Le potentiel de stockage de CO2 du Danemark est immense, avec des estimations allant de 12 à 22 milliards de tonnes de CO2 pouvant être stockées dans le sous-sol du pays, principalement sous la mer du Nord. Ce potentiel représente environ 400 à 700 fois les émissions annuelles de CO2 du Danemark, ce qui souligne l’ampleur des capacités de stockage disponibles. Le projet Greensand, dirigé par INEOS, joue un rôle clé dans cette stratégie, avec des plans pour débuter le stockage du CO2 dès 2028 dans des formations géologiques sûres comme celle de Gassum.

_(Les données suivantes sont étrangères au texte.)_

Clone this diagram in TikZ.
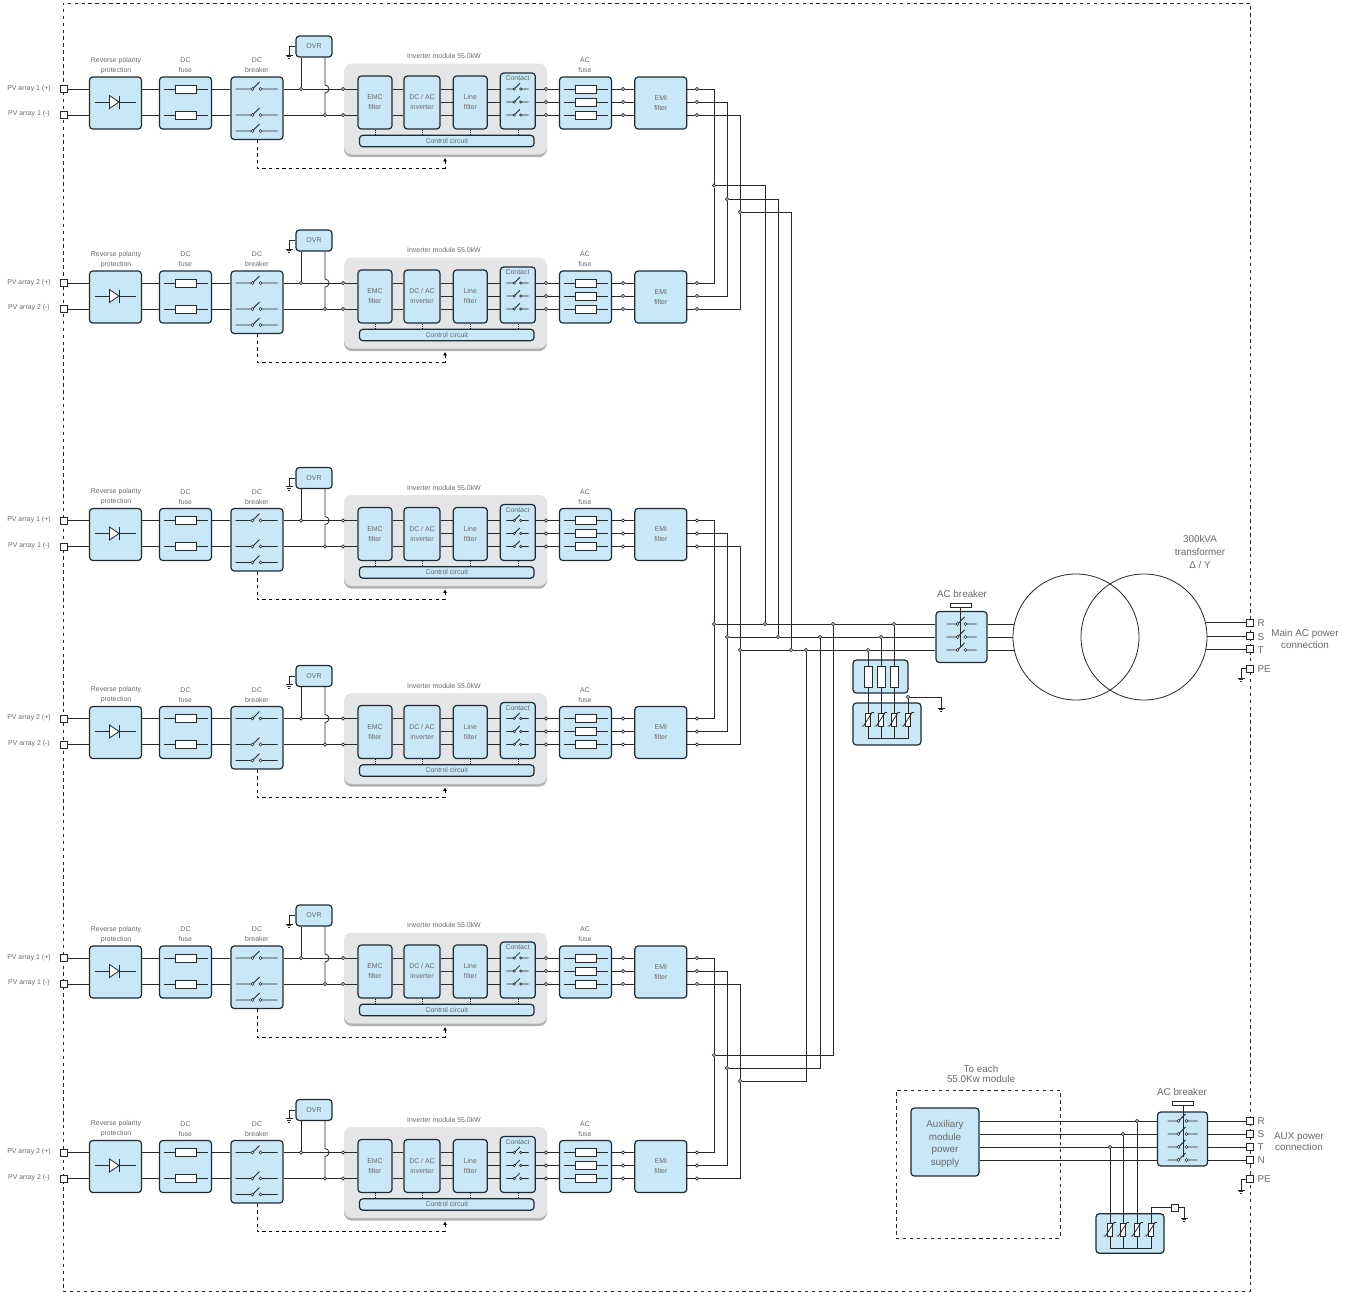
\documentclass[tikz,border=0pt]{standalone}
\usepackage{fontspec}
\setmainfont{Liberation Sans}
\usetikzlibrary{positioning}
\usetikzlibrary{shadows}
\usetikzlibrary{arrows.meta}
\definecolor{Box-blue}{RGB}{200,231,247}
\definecolor{Box-line}{RGB}{30,42,50}
\definecolor{Mod-gray}{RGB}{228,229,230}
\definecolor{Wire-dark}{RGB}{40,40,40}
\definecolor{Txt-gray}{RGB}{105,105,105}

\begin{document}
\begin{tikzpicture}[x=0.75pt, y=-0.75pt]
    \tikzset{ blk/.style={draw=Box-line, fill=Box-blue, rounded corners=2.5pt, line width=.9pt, inner sep=0pt, minimum width=39pt, minimum height=39pt} }
    \tikzset{ mdb/.style={fill=Mod-gray, rounded corners=6pt, inner sep=0pt, minimum width=152.25pt, minimum height=68.25pt, drop shadow={shadow xshift=0pt, shadow yshift=-2pt, fill=black, opacity=.3}} }
    \tikzset{ trm/.style={draw=Wire-dark, fill=white, line width=.7pt, inner sep=0pt, minimum size=5.25pt} }
    \tikzset{ dot/.style={circle, draw=Wire-dark, fill=white, line width=.5pt, inner sep=0pt, minimum size=2.5pt} }
    \tikzset{ hdl/.style={draw=Wire-dark, fill=white, line width=.5pt, inner sep=0pt, minimum width=15.75pt, minimum height=3pt} }
    \tikzset{ vrs/.style={draw=Wire-dark, fill=white, line width=.5pt, inner sep=0pt, minimum width=3.75pt, minimum height=9.75pt} }
    \tikzset{ frm/.style={draw=Wire-dark, line width=.6pt, dash pattern=on 2.6pt off 2.6pt, inner sep=0pt} }
    \tikzset{ wr/.style={draw=Wire-dark, line width=.6pt} }
    \tikzset{ txs/.style={text=Txt-gray, align=center, inner sep=0pt, font=\fontsize{5.2pt}{7.5pt}\selectfont} }
    \tikzset{ txb/.style={text=Txt-gray, align=center, inner sep=0pt, font=\fontsize{7.4pt}{9pt}\selectfont} }
    \tikzset{ sw/.pic={\draw[wr] (-#1,0) -- (-4,0) (-4,0) -- (3,-7) (4,0) -- (#1,0);
                       \draw[wr, fill=white, line width=.5pt] (-4,0) circle[radius=1.5] (4,0) circle[radius=1.5];} }
    \tikzset{ fz/.pic={\draw[wr, fill=white] (-10.5,-4) rectangle (10.5,4);} }
    \tikzset{ fzl/.pic={\draw[wr] (-22,0) -- (22,0); \draw[wr, fill=white] (-10.5,-4) rectangle (10.5,4);} }
    \tikzset{ dio/.pic={\draw[wr] (-21,0) -- (-6,0) (4,0) -- (20,0) (4,-6.5) -- (4,6.5);
                        \draw[wr, fill=white] (-6,-6.5) -- (3.5,0) -- (-6,6.5) -- cycle;} }
    \tikzset{ gnd/.pic={\draw[wr] (-3.5,0) -- (3.5,0) (-2.2,1.8) -- (2.2,1.8) (-1,3.6) -- (1,3.6);} }
    \tikzset{ vsl/.pic={\draw[wr] (-6.5,6.5) -- (-4.5,6.5) -- (4,-7) -- (6,-7);} }

    \useasboundingbox (0,0) rectangle (1353,1292);
    \node[frm, minimum width=890.25pt, minimum height=966pt] (fr) at (656.5,647) {};

    \foreach \i/\y/\n in {1/89/1, 2/283/2, 3/520.5/1, 4/718.5/2, 5/958/1, 6/1152.5/2} {
      \begin{scope}[shift={(0,\y)}]
        \node[trm] (pp\i) at (64,0)  {};
        \node[trm] (pn\i) at (64,26) {};
        \node[txs] (lp\i) at (29,-0.5) {PV array \n\ (+)};
        \node[txs] (ln\i) at (29,25)   {PV array \n\ (-)};

        \node[mdb] (im\i) at (445.5,20) {};
        \node[txs] (lm\i) at (444,-32.5) {Inverter module 55.0kW};

        \node[blk]                        (rp\i) at (115.5,14) {};
        \node[blk, right=12.6pt of rp\i]  (df\i)               {};
        \node[blk, minimum height=46.9pt] (br\i) at (257,19.25) {};
        \node[blk, minimum width=27pt, minimum height=15.75pt, txs] (ov\i) at (314,-42.5) {OVR};
        \node[txs] (l1\i) at (116,-23.5)   {Reverse polarity\\protection};
        \node[txs] (l2\i) at (185.5,-23.5) {DC\\fuse};
        \node[txs] (l3\i) at (257,-23.5)   {DC\\breaker};
        \node[txs] (l4\i) at (585,-23.5)   {AC\\fuse};

        \node[blk, txs, minimum width=25.5pt, minimum height=39.75pt]                      (em\i) at (375,13.5) {EMC\\filter};
        \node[blk, txs, minimum width=27pt, minimum height=39.75pt, right=8.1pt of em\i]   (dc\i)               {DC / AC\\inverter};
        \node[blk, txs, minimum width=25.5pt, minimum height=39.75pt, right=9.1pt of dc\i] (lf\i)               {Line\\filter};
        \node[blk, minimum width=26.25pt, minimum height=42pt, right=8.85pt of lf\i, yshift=1.1pt] (ct\i)       {};
        \node[txs] (lc\i) at (517.5,-10.5) {Contact};
        \node[blk, txs, minimum width=131pt, minimum height=8.5pt] (cc\i) at (446.75,52) {Control circuit};
        \node[blk]                      (af\i) at (585.5,14) {};
        \node[blk, txs, right=16.6pt of af\i] (ef\i)         {EMI\\filter};

        \node[dot] (o1\i) at (301,0)  {};
        \node[dot] (o2\i) at (325,26) {};
        \node[dot] (o3\i) at (343,0)  {};
        \node[dot] (o4\i) at (343,26) {};
        \coordinate (og\i) at (289,-34);
        \coordinate (ob\i) at (325,0);
        \coordinate (dn\i) at (445,79);
        \coordinate (dt\i) at (445,69);

        \foreach \p/\q in {a/0, b/13, c/26} {
          \node[dot] (da\p\i) at (546,\q) {};
          \node[dot] (db\p\i) at (623,\q) {};
          \node[dot] (eo\p\i) at (697,\q) {};
          \draw[wr] (dc\i.east |- da\p\i) -- (lf\i.west |- da\p\i);
          \draw[wr] (lf\i.east |- da\p\i) -- (ct\i.west |- da\p\i);
          \draw[wr] (ct\i.east |- da\p\i) -- (da\p\i);
          \draw[wr] (da\p\i) -- (af\i.west |- da\p\i);
          \draw[wr] (af\i.east |- db\p\i) -- (db\p\i);
          \draw[wr] (db\p\i) -- (ef\i.west |- db\p\i);
          \draw[wr] (ef\i.east |- eo\p\i) -- (eo\p\i);
          \pic[scale=.8] at (517.5,\q) {sw=14};
          \pic at (585.5,\q) {fzl};
        }

        \draw[wr] (pp\i) -- (rp\i.west |- pp\i);
        \draw[wr] (pn\i) -- (rp\i.west |- pn\i);
        \draw[wr] (rp\i.east |- pp\i) -- (df\i.west |- pp\i);
        \draw[wr] (rp\i.east |- pn\i) -- (df\i.west |- pn\i);
        \draw[wr] (df\i.east |- pp\i) -- (br\i.west |- pp\i);
        \draw[wr] (df\i.east |- pn\i) -- (br\i.west |- pn\i);
        \draw[wr] (br\i.east |- pp\i) -- (o1\i);
        \draw[wr] (o1\i) -- (o3\i);
        \draw[wr] (br\i.east |- pn\i) -- (o2\i);
        \draw[wr] (o2\i) -- (o4\i);
        \draw[wr] (o3\i) -- (em\i.west |- o3\i);
        \draw[wr] (o4\i) -- (em\i.west |- o4\i);
        \draw[wr] (em\i.east |- o3\i) -- (dc\i.west |- o3\i);
        \draw[wr] (em\i.east |- o4\i) -- (dc\i.west |- o4\i);
        \draw[wr] (ov\i.south -| o1\i) -- (o1\i);
        \draw[wr] (ov\i.south -| ob\i) -- ([yshift=3pt]ob\i) arc[start angle=90, end angle=-90, radius=3pt] -- (o2\i);
        \draw[wr] (ov\i.west) -| (og\i);
        \pic at (og\i) {gnd};
        \draw[densely dotted, line width=.5pt] (em\i.south) -- (em\i.south |- cc\i.north);
        \draw[densely dotted, line width=.5pt] (dc\i.south) -- (dc\i.south |- cc\i.north);
        \draw[densely dotted, line width=.5pt] (lf\i.south) -- (lf\i.south |- cc\i.north);
        \draw[densely dotted, line width=.5pt] (ct\i.south) -- (ct\i.south |- cc\i.north);
        \draw[->,>={Latex[length=2.5pt,width=3pt]}, line width=.5pt, dash pattern=on 2.5pt off 2.5pt] (br\i.south) |- (dn\i) -- (dt\i);

        \pic at (115.5,13) {dio};
        \pic at (185.5,0)  {fzl};
        \pic at (185.5,26) {fzl};
        \pic at (256.5,0)  {sw=21};
        \pic at (256.5,26) {sw=21};
        \pic at (256.5,42) {sw=21};
      \end{scope}
    }

    \node[blk, minimum width=41.25pt, minimum height=24.75pt] (sf) at (880.5,676.5) {};
    \node[blk, minimum width=51pt, minimum height=31.5pt]     (sa) at (887,724)     {};
    \node[blk, minimum width=38.25pt, minimum height=38.25pt] (ac) at (961.5,637)   {};
    \node[hdl] (ah) at (960.5,605.5) {};
    \node[txb] (la) at (962,594) {AC breaker};
    \coordinate (as) at (960.5,647);
    \draw[wr, line width=.5pt] (ah.south) -- (as);
    \node[circle, draw=Wire-dark, line width=.6pt, inner sep=0pt, minimum size=94.5pt] (tl) at (1076,637) {};
    \node[circle, draw=Wire-dark, line width=.6pt, inner sep=0pt, minimum size=94.5pt] (tr) at (1144,637) {};
    \node[txb, font=\fontsize{7.4pt}{9.8pt}\selectfont] (lt) at (1200,552) {300kVA\\transformer\\Δ / Y};
    \node[txb, font=\fontsize{7.4pt}{8.8pt}\selectfont] (lm) at (1305,639) {Main AC power\\connection};

    \foreach \p/\xa/\xb/\xc/\xs/\yu/\yd/\yb/\yt/\al/\ar/\lb in {a/714/765/833/894/185.5/1055/624/622.5/168.1/11.9/R, b/727/778/820/881/199/1068/637/636/180/0/S, c/740/791/806/868/212/1081/650/649/191.9/-11.9/T} {
      \node[dot] (ju\p) at (\xa,\yu) {};
      \node[dot] (jd\p) at (\xa,\yd) {};
      \node[dot] (bs\p) at (\xa,\yb) {};
      \node[dot] (bu\p) at (\xb,\yb) {};
      \node[dot] (bd\p) at (\xc,\yb) {};
      \node[dot] (bt\p) at (\xs,\yb) {};
      \node[vrs] (va\p) at (\xs,719.5) {};
      \node[trm] (rt\p) at (1250,\yt) {};
      \node[txb, right=2.5pt of rt\p, yshift=-.7pt] (lr\p) {\lb};

      \draw[wr] (eo\p1) -| (ju\p);
      \draw[wr] (eo\p2) -| (ju\p);
      \draw[wr] (ju\p) -| (bu\p);
      \draw[wr] (eo\p3) -| (bs\p);
      \draw[wr] (eo\p4) -| (bs\p);
      \draw[wr] (eo\p5) -| (jd\p);
      \draw[wr] (eo\p6) -| (jd\p);
      \draw[wr] (jd\p) -| (bd\p);
      \draw[wr] (bs\p) -- (bu\p);
      \draw[wr] (bu\p) -- (bd\p);
      \draw[wr] (bd\p) -- (bt\p);
      \draw[wr] (bt\p) -- (ac.west |- bt\p);
      \draw[wr] (bt\p) -- (va\p);
      \draw[wr] (ac.east |- bt\p) -- (tl.\al |- bt\p);
      \draw[wr] (tr.\ar |- rt\p) -- (rt\p);
      \pic[rotate=90] at (\xs,677) {fz};
      \pic at (\xs,719.5) {vsl};
      \pic at (961.5,\yb) {sw=15};
    }
    \node[dot] (sg) at (908,697) {};
    \node[vrs] (vad) at (908,719.5) {};
    \coordinate (sb) at (868,738);
    \coordinate (sq) at (941,708);
    \draw[wr] (sg) -- (vad);
    \draw[wr] (sg) -| (sq);
    \pic at (sq) {gnd};
    \pic at (908,719.5) {vsl};
    \draw[wr] (vac.south) -- (sb) -- (sb -| vad) -- (vad.south);
    \draw[wr] (vab.south) -- (vab.south |- sb);
    \draw[wr] (vaa.south) -- (vaa.south |- sb);

    \node[trm] (pe) at (1250,668.5) {};
    \node[txb, right=2.5pt of pe, yshift=-.5pt] (lpe) {PE};
    \coordinate (pg) at (1241,678);
    \draw[wr] (pe.west) -| (pg);
    \pic at (pg) {gnd};

    \node[frm, minimum width=123pt, minimum height=111pt] (xf) at (978,1164) {};
    \node[txb, font=\fontsize{7.4pt}{8pt}\selectfont] (lx) at (981,1074) {To each\\55.0Kw module};
    \node[blk, minimum width=51pt, minimum height=51pt] (xs) at (945,1142) {};
    \node[txb, font=\fontsize{7.4pt}{9.3pt}\selectfont] (lq) at (945,1144) {Auxiliary\\module\\power\\supply};
    \node[blk, minimum width=37.5pt, minimum height=40.5pt] (xb) at (1182.5,1139) {};
    \node[hdl] (xh) at (1183,1103.5) {};
    \node[txb] (lb) at (1182,1092) {AC breaker};
    \node[blk, minimum width=51pt, minimum height=29.6pt] (xa) at (1130,1233.5) {};
    \node[txb, font=\fontsize{7.4pt}{8.6pt}\selectfont] (lw) at (1299,1141.5) {AUX power\\connection};
    \coordinate (xe) at (1183,1157);
    \draw[wr, line width=.5pt] (xh.south) -- (xe);

    \foreach \p/\yy/\lb in {a/1121/R, b/1134/S, c/1147/T, d/1160/N} {
      \node[trm] (xt\p) at (1250,\yy) {};
      \node[txb, right=2.5pt of xt\p] (ll\p) {\lb};
      \draw[wr] (xs.east |- xt\p) -- (xb.west |- xt\p);
      \draw[wr] (xb.east |- xt\p) -- (xt\p);
      \pic at (1182.5,\yy) {sw=15};
    }
    \foreach \p/\xx/\yy in {a/1137/1121, b/1123/1134, c/1110/1147} {
      \node[dot] (xd\p) at (\xx,\yy) {};
      \node[vrs] (xv\p) at (\xx,1229.5) {};
      \draw[wr] (xd\p) -- (xv\p);
      \pic at (\xx,1229.5) {vsl};
    }
    \node[vrs] (xvd) at (1151,1229.5) {};
    \pic at (1151,1229.5) {vsl};
    \node[trm] (xq) at (1175,1207.5) {};
    \coordinate (xc) at (1110,1248);
    \coordinate (xg) at (1184,1218);
    \draw[wr] (xvd.north) |- (xq.west);
    \draw[wr] (xq.east) -| (xg);
    \pic at (xg) {gnd};
    \draw[wr] (xvc.south) -- (xc) -- (xc -| xvd) -- (xvd.south);
    \draw[wr] (xvb.south) -- (xvb.south |- xc);
    \draw[wr] (xva.south) -- (xva.south |- xc);

    \node[trm] (xp) at (1250,1179) {};
    \node[txb, right=2.5pt of xp] (lxp) {PE};
    \coordinate (xr) at (1241,1190);
    \draw[wr] (xp.west) -| (xr);
    \pic at (xr) {gnd};
  \end{tikzpicture}
\end{document}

De plus, le Danemark est en train de devenir un hub européen pour le stockage transfrontalier du CO2, en collaborant avec des pays comme la Norvège, la Suède, la Belgique et les Pays-Bas pour développer des infrastructures de transport et de stockage du CO2 à l’échelle continentale. Par exemple, en partenariat avec la Norvège, le projet Northern Lights de 2024 permettra de transporter et stocker jusqu’à 1,5 million de tonnes de CO2 par an sous la mer du Nord.
Conclusion
Les technologies de gestion du carbone, notamment l’EDC, le CSC, et le CCU, jouent des rôles complémentaires mais distincts dans la stratégie globale de décarbonation. Ces technologies diffèrent non seulement dans leur approche de la source de CO₂—l’EDC ciblant le CO₂ atmosphérique et le CSC/CCU se concentrant sur les émissions industrielles—mais également dans leur temporalité et leurs objectifs finaux. Le CSC, envisagé comme une technologie de transition par l’Agence Internationale de l’Énergie jusqu’en 2030-2040, est crucial pour réduire immédiatement les émissions industrielles. En parallèle, l’EDC, qui vise une réduction nette des concentrations de CO₂ atmosphérique, est projeté pour jouer un rôle clé post-2030, après que des réductions significatives des émissions aient été réalisées.
La France, en adoptant une stratégie proactive de CSC et CCU, est en train de poser les jalons nécessaires pour le développement futur de l’EDC. En établissant une infrastructure robuste pour le CSC, la France non seulement aborde ses objectifs de réduction immédiate des émissions, mais prépare également le terrain pour le déploiement à grande échelle de l’EDC. Ce développement anticipé est essentiel, car on estime que près de 70 Mt de capacité d’EDC seront nécessaires à l’avenir pour atteindre les objectifs de neutralité carbone. En fin de compte, l’intégration stratégique et la mise en œuvre de ces technologies de captage du carbone seront vitales pour atteindre les ambitions climatiques mondiales et pour un avenir durable et résilient.
L’AFEN se consacre à promouvoir et soutenir toutes les formes de technologies d’Élimination du Dioxyde de Carbone (EDC), cela inclut celles qui sont complémentaires avec le Captage et Stockage du Carbone (CSC). Cet engagement reflète la volonté de l’association de créer des synergies entre différentes technologies de réduction des émissions, optimisant ainsi les efforts nationaux pour atteindre la neutralité carbone.